Sunday, December 5, 2010

Life Lines 61

TEDDY ROOSEVELT’S ESTATE AT OYSTER BAY


I seldom visit the treasures that abound around us. When I grew up in NY City I did not see a performance of the Metropolitan Opera until I attended Indiana University at Bloomington which has a superb musical school where the Met during off season used to perform. I went to the top of the Empire State Building once. I climbed to the lamp of the Statue of Liberty once. But I saw the Museum of Natural History and the Metropolitan Museum of Art hundreds of times. I can’t use the argument I used in the Depression years that I could only attend places that were free or affordable for not seeing the Roosevelt estate at Sagamore Hill until recently. It is a remarkable federal park asset that is low in admission price and insists on providing a guided tour only. That gives the visitor a chance to learn a lot of history going from room to room looking at the life of a remarkable person who ranks among our more successful presidents. I knew of him as a military hero, as a conservationist, and as a trust buster. I did not realize how much ill health he had to contend with in his personal life and the terrible tragedy of the death of his first wife after childbirth.

Roosevelt made Americans aware of the natural beauty that would soon disappear if he had not initiated the establishment of national parks. He loved the outdoors and enjoyed exploring in distant countries. He preached the virtues of hard work and high ethical standards and he lived up to those virtues. He was a brave man and put his life at risk, serving as a model for his children. The death of his son in battle during World War I was a crushing emotional blow for him. I am grateful that the American Museum of Natural History honors his memory with a statue of him on horseback facing Central Park. I owe my life long love of studying biology to that museum and thus indirectly to Teddy Roosevelt.

The museum adjoining Roosevelt’s home is filled with photographs, clothing, trophies, and camping equipment he used. It was also a thrill to hear his voice – he was one of the first Presidents to have been recorded. The reproductions of the newspaper articles of the time also make history intimate. My wife Nedra, our daughter Erica, her friend from Florida, and my mother-in-law visiting us from Indiana were on hand for this trip. My mother-in-law enjoyed telling the guide that she was alive when Teddy Roosevelt was still alive. She was five when he died in 1919.

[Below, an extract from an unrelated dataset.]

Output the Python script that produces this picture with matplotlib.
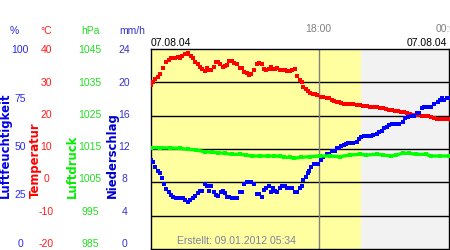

One pleasure you will experience is sitting on a wooden rocking chair on the porch of Roosevelt’s home while waiting for your group to go on tour. It is also the site of the peace treaty Roosevelt negotiated between Japan and Russia to settle the Russo-Japanese war of 1905 and for which he received a Nobel Peace Prize. Roosevelt dreamed of an international council of nations that would settle disputes by diplomacy instead of war. One hundred years later we have made only a snail’s progress toward Teddy Roosevelt’s goal, the United Nations still lacking the clout and respect such an institution demands.